When the opportunity arose to purchase the neighbouring 20 acres, she jumped at the chance.

“I thought it would be nice to have some say into who my neighbours were, so I bought the next 20 acres with about 330 mahogany trees on it,” she laughed.

African Mahogany grows well in North Queensland's climate.

African Mahogany grows well in North Queensland's climate.

”I have learned a lot in the last three months.”

Mrs Cameron said the property, which she named Khaya as it is the scientific name for mahogany, hosted a field day just three weeks after she took possession on October 31, which attracted about 25 interested residents from across the North.

She said she was continuously learning about the trees and believed they had great potential as an emerging industry in North Queensland.

Mrs Cameron said her trees were planted in 1996 and many were ready to be harvested.

“Some of them are very ready,” she said.

“The circumference is ample, it is mainly the ones on the outside that have the light.

“I have learned that in future plantings they should be planted further apart so there is less competition for sunlight, mine are about three or four metres and people are suggesting ten metres.”
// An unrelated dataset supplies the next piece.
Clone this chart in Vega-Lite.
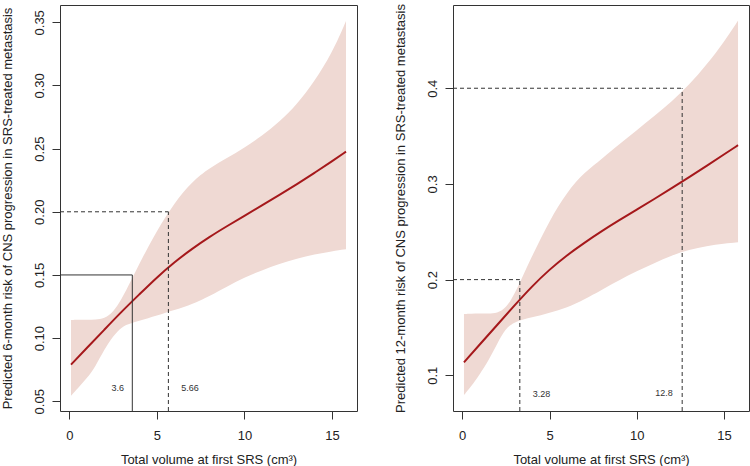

Mrs Cameron said the trees had required very little upkeep to date.

“There was some modest pruning done early on, but no thinning for at least the last ten years, they have not been tendered at all.”

Mrs Cameron said it was suggested she could thin out some of the smaller ones, but would hold out until the co-op had investigated options for those thinnings.

“One of the main things is to try to use the whole tree, even the canopy at the top, whether it’s for biofuels, there are all sorts of options.

“I’m not pruning until I know the possible outcomes for the waste.”

Mrs Cameron said while she had encountered issues with boarer in her sandalwood, there seemed to be not such issues with the African Mahogany.

“The mahogany sounds like a wonderful timber,” she said.

“I do see the potential provided there is a reliable market, because people won’t plant plantations if there is no reliable market.

“I think that’s probably why there’s been no new plantings for many years, because there has not been the market.”